Ah, that wouldn’t be any fun. Besides, it requires actual thought and a moral center.
It does have a certain Roy Cohen stench to it. On the other hand, we have to take into account that the OP’s article is a deeply poisoned well. Its author, an extreme leftist feminazi named Sara Rimer, routinely writes her hysterical editorials as news, including and excluding whatever serves her purposes. The full article can be read here without registration. It truly is a trophy to her style. In it, she notes that Bush, as campaign director, failed to say anything negative about Blount’s campaign. (Oh, say it ain’t so! Why next, we’ll have John Sasso refusing to say that Kerry is a flip-flopper!) Meanwhile, her own article fails to say anything positive about Bush. She even tells us that he, as a young bachelor, left a mess in his apartment when he moved. What an imminently slappable bitch.
I really wish George W. Bush were a war hero. He’s not, though, and has never claimed to be.
We have to take our candidates as we find them, not as we’d wish they’d be.
I’ll take George Bush as he is, despite some things that trouble me about him and his policies. He’s a decent guy at the heart of it, his policies synch up with my preferences relatively closely, and I could never vote for a liberal Democrat like Kerry.
If Kerry is your preference, after a similar evaluation, so be it. Vote accordingly. But after all analysis, if Vietnam is your animating issue, you are either employing rhetoric to bolster a candidate you favor for other reasons, or you’re voting for a shallow reason indeed.

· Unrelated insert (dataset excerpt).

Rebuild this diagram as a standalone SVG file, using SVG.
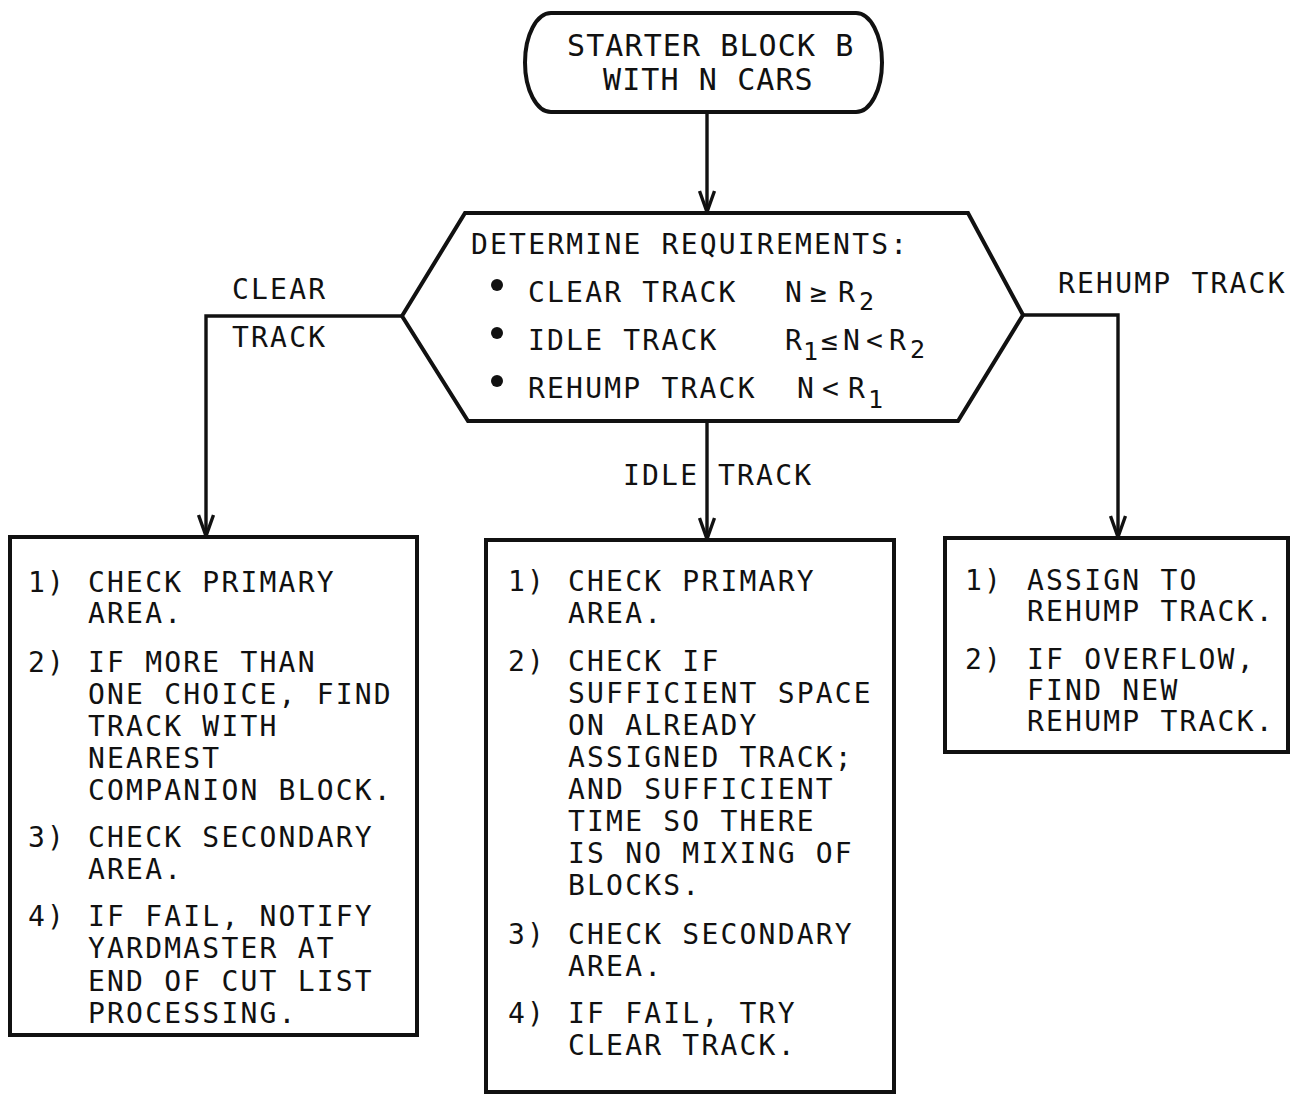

I dunno. I didn’t read that as “making a mess” (as in “left an empty pizza box on the kitchen table”) but as “George trashed the place pretty good and, when the landlord had to have it professionally cleaned and sent George the bill, completely ignored it.”
Also the fact that he was 25 years old at the time – ostensibly an adult – not some callow teenager.
Maybe not something that would make me change my vote if I was a rabid Republican, but certainly YET ANOTHER card in my index of “He’s a Fucking Arrogant Asshole” reasons.